Set exercise: Working from the top of the listing below, retype each line through the line containing "label_a_pos = (51.5, 3.27)", both included, with no pictures.
################
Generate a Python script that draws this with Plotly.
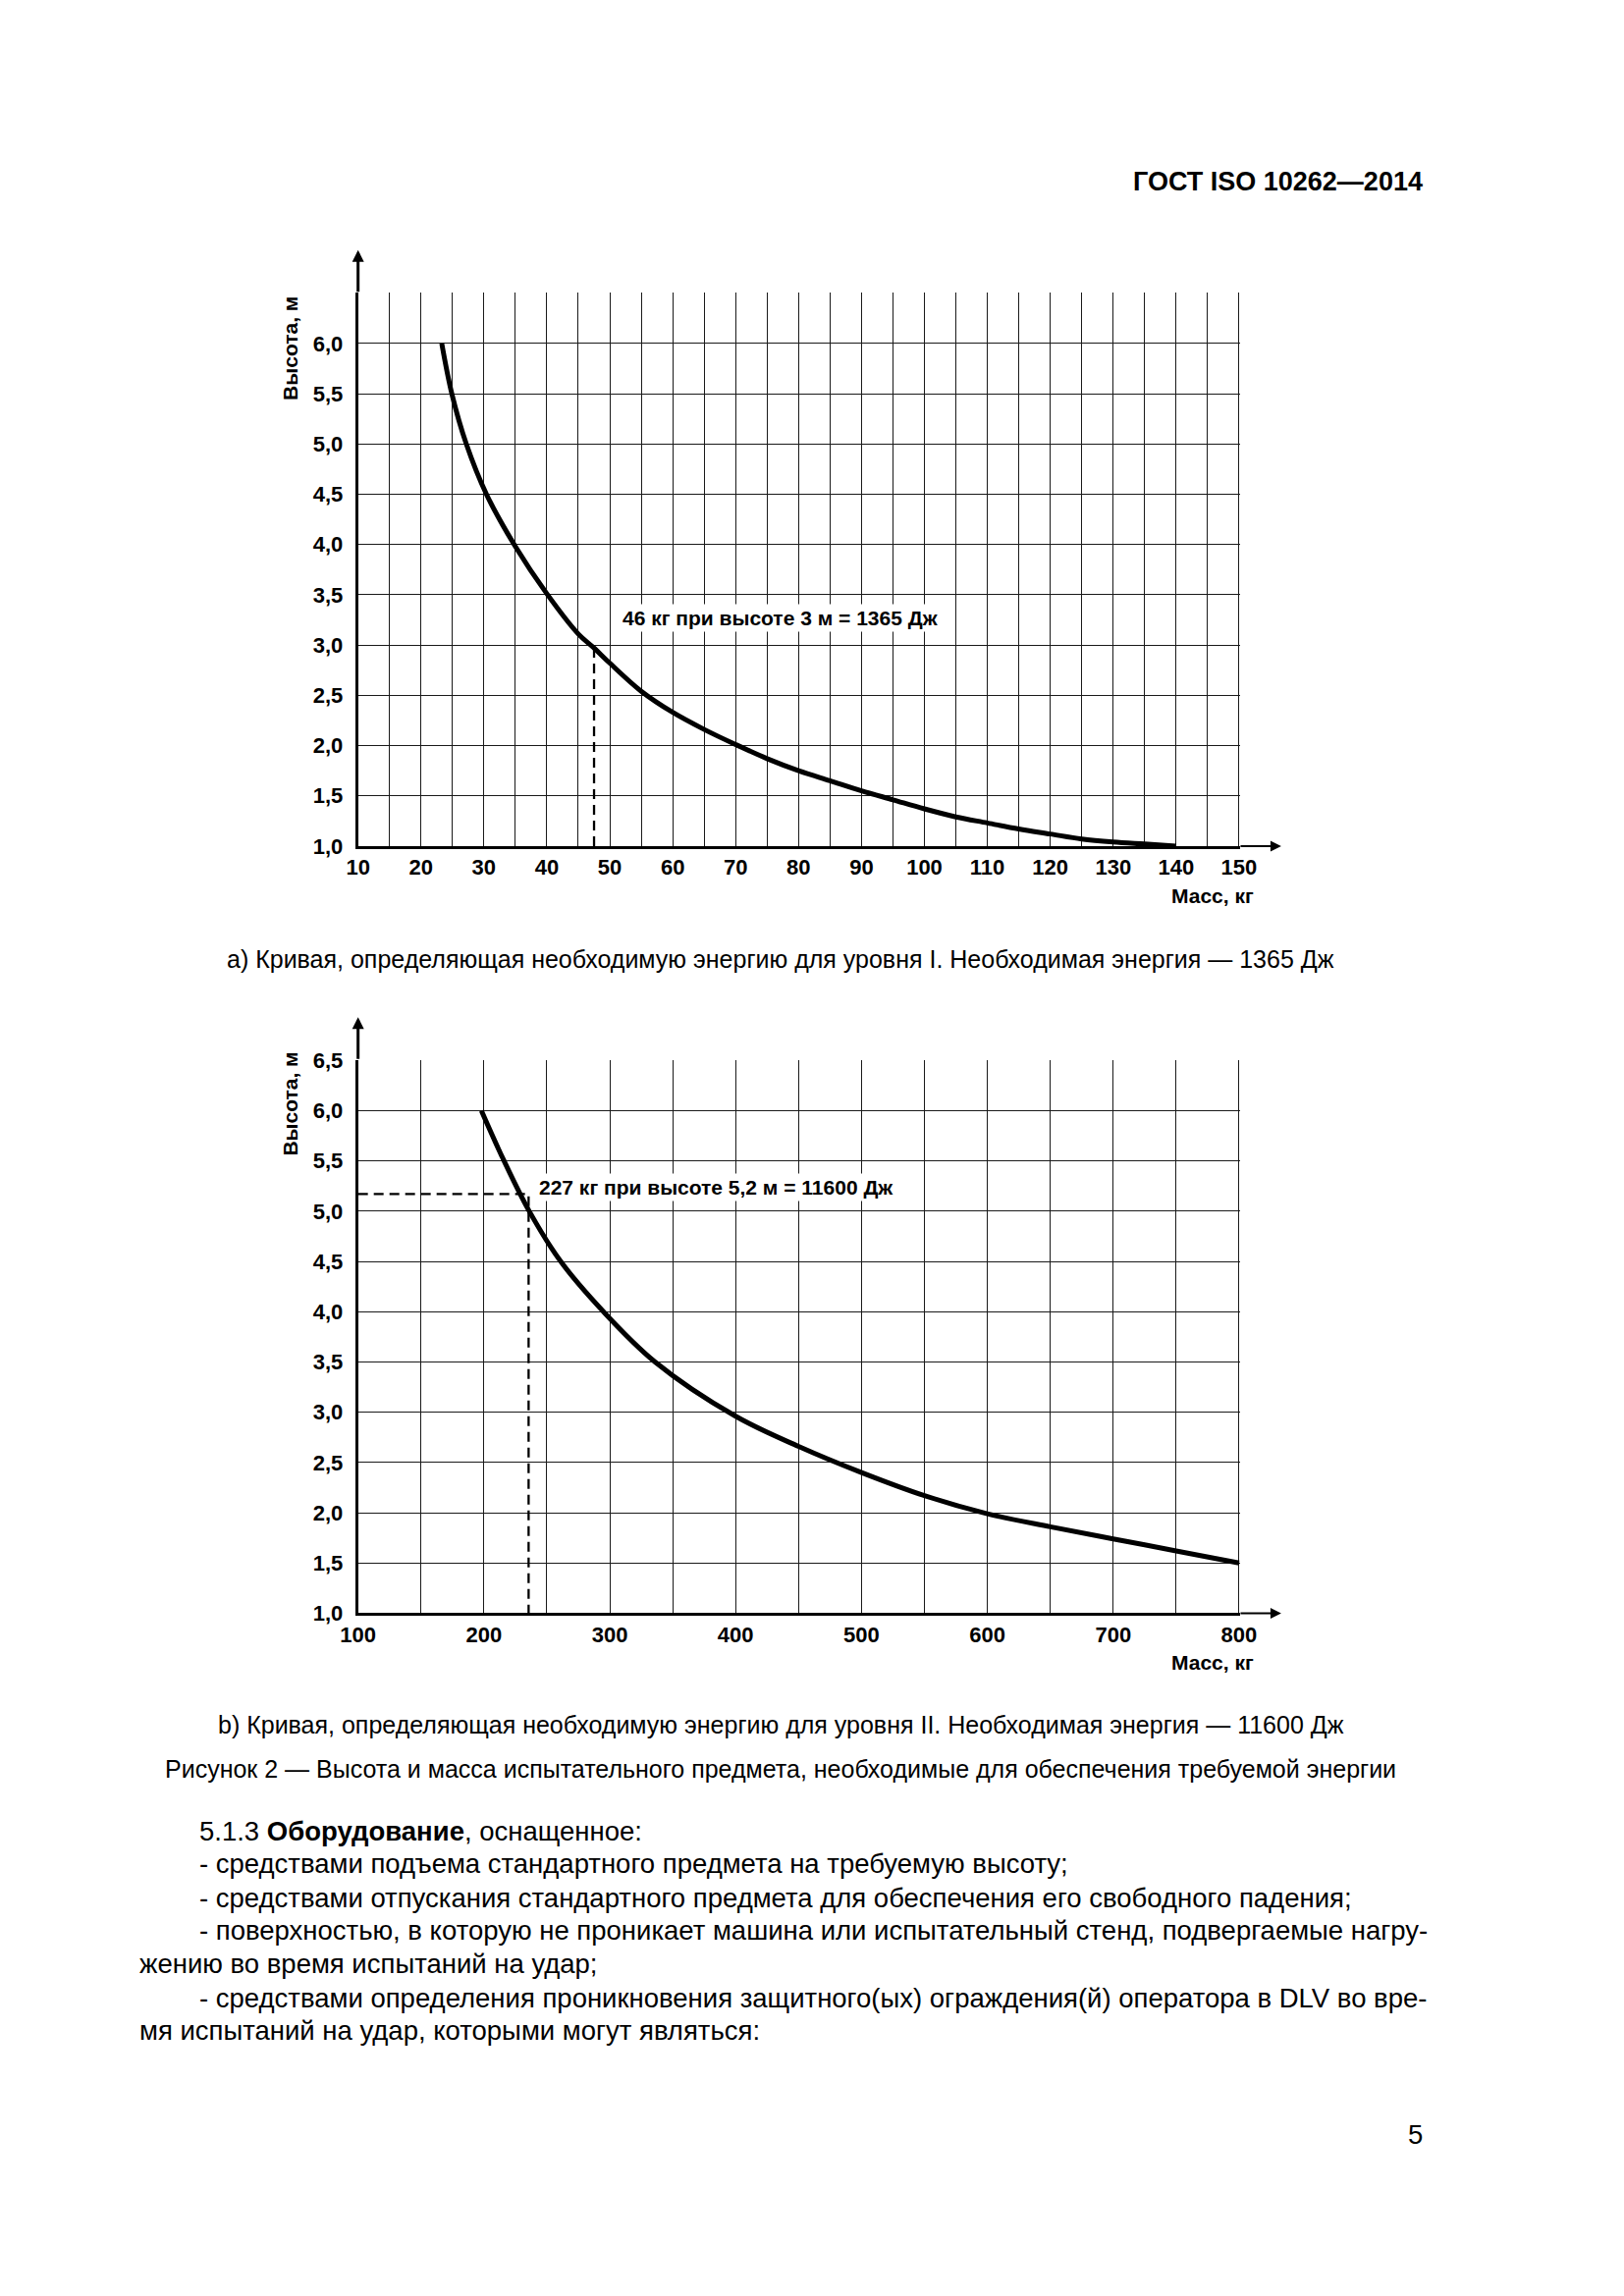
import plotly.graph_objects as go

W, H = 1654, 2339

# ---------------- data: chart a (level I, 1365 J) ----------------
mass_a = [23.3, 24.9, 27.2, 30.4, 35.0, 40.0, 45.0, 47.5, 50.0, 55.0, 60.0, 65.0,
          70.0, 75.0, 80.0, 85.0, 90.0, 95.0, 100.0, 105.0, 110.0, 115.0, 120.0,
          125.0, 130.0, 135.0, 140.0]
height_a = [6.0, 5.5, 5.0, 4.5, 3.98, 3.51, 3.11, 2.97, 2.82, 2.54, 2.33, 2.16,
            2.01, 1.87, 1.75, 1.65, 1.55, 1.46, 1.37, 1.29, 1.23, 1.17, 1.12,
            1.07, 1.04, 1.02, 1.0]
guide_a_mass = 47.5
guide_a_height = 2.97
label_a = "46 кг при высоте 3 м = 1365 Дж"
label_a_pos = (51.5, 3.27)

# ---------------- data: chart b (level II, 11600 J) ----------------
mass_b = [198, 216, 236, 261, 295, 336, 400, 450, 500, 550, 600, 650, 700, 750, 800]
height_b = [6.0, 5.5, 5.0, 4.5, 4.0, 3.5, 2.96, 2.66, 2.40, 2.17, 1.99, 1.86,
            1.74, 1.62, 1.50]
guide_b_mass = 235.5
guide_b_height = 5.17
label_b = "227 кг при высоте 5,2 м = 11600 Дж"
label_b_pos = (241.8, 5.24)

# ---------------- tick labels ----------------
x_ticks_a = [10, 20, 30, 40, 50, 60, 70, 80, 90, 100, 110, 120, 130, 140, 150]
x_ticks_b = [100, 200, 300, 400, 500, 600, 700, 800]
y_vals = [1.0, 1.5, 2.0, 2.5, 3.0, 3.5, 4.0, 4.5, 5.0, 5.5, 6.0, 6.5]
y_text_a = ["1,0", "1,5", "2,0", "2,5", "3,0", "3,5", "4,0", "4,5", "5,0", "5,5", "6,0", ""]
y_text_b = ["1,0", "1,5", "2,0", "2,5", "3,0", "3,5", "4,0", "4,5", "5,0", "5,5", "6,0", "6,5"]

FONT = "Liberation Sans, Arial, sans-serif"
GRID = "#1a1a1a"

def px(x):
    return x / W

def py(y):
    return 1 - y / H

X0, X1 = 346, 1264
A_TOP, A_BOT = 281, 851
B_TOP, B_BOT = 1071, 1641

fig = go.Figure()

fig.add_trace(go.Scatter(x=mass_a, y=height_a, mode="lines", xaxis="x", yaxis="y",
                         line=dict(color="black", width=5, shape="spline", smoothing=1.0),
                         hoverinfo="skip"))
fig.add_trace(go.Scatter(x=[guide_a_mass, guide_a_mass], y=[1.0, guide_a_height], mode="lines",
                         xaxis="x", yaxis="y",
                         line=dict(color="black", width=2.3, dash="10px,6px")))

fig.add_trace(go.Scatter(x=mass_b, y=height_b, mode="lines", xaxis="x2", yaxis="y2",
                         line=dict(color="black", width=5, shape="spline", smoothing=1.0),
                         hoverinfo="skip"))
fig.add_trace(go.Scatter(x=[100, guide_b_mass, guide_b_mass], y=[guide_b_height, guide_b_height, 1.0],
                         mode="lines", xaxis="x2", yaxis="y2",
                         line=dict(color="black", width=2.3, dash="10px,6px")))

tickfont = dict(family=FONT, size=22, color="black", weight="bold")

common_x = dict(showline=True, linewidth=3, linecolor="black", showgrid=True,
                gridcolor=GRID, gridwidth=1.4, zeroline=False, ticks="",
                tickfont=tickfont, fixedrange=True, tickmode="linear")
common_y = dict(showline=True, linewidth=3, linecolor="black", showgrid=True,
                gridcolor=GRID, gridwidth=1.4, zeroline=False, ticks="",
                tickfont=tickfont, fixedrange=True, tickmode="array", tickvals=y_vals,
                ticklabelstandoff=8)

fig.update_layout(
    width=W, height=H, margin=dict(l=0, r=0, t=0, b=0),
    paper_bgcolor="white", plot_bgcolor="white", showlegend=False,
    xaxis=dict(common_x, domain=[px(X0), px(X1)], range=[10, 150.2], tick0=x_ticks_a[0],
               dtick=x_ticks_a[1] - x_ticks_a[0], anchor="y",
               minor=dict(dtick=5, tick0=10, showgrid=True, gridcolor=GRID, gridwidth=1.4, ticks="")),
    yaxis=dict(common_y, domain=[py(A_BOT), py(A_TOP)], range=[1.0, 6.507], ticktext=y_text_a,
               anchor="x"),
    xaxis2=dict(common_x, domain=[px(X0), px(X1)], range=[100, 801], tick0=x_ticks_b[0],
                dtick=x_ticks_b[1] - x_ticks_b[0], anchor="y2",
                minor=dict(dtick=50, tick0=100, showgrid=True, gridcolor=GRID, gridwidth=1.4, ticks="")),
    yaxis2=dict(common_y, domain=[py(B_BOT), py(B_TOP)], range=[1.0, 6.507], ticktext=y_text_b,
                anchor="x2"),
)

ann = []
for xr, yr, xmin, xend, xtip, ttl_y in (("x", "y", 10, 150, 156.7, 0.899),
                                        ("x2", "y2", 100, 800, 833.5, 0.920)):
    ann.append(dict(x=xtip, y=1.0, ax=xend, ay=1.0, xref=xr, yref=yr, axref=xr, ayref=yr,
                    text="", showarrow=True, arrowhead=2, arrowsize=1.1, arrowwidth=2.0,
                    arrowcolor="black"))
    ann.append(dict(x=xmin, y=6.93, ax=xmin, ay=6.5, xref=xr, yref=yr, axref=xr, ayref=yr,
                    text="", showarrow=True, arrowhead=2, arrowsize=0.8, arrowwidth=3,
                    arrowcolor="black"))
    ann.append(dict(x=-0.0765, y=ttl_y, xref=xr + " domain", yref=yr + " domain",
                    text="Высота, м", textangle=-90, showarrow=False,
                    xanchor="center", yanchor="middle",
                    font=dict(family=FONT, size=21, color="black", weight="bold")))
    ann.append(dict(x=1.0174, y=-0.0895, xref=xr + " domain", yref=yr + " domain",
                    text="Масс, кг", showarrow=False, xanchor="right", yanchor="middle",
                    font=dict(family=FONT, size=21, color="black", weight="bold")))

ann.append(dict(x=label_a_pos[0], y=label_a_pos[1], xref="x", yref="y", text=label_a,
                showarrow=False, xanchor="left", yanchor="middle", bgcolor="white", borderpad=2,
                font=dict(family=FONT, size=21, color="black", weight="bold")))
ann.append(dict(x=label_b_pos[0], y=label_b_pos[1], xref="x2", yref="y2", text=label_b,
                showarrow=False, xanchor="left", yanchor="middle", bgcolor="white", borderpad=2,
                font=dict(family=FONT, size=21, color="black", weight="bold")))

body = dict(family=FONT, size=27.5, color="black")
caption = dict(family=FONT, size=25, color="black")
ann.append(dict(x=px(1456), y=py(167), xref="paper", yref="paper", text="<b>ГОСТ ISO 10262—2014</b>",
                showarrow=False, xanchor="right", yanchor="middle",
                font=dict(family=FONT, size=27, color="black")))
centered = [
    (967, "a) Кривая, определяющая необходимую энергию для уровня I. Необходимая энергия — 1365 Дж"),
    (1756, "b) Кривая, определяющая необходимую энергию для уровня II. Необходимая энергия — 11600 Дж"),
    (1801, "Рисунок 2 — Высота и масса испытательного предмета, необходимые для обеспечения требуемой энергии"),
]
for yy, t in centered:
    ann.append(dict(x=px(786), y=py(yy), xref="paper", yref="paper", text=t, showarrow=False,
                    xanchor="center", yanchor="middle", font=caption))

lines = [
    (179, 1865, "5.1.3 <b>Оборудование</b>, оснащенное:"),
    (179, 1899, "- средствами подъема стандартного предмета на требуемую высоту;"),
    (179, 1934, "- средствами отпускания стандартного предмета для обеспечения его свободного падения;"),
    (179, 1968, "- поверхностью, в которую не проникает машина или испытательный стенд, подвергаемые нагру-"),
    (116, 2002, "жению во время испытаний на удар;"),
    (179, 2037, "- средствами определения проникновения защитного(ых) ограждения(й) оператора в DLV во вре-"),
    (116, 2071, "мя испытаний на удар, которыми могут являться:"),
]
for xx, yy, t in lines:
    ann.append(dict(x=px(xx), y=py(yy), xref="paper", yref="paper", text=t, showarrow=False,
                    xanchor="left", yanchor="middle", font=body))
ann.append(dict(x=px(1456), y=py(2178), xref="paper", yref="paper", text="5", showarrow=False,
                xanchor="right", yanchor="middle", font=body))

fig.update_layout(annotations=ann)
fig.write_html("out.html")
################
Exercise solution:
Generate a Python script that draws this with Plotly.
import plotly.graph_objects as go

W, H = 1654, 2339

# ---------------- data: chart a (level I, 1365 J) ----------------
mass_a = [23.3, 24.9, 27.2, 30.4, 35.0, 40.0, 45.0, 47.5, 50.0, 55.0, 60.0, 65.0,
          70.0, 75.0, 80.0, 85.0, 90.0, 95.0, 100.0, 105.0, 110.0, 115.0, 120.0,
          125.0, 130.0, 135.0, 140.0]
height_a = [6.0, 5.5, 5.0, 4.5, 3.98, 3.51, 3.11, 2.97, 2.82, 2.54, 2.33, 2.16,
            2.01, 1.87, 1.75, 1.65, 1.55, 1.46, 1.37, 1.29, 1.23, 1.17, 1.12,
            1.07, 1.04, 1.02, 1.0]
guide_a_mass = 47.5
guide_a_height = 2.97
label_a = "46 кг при высоте 3 м = 1365 Дж"
label_a_pos = (51.5, 3.27)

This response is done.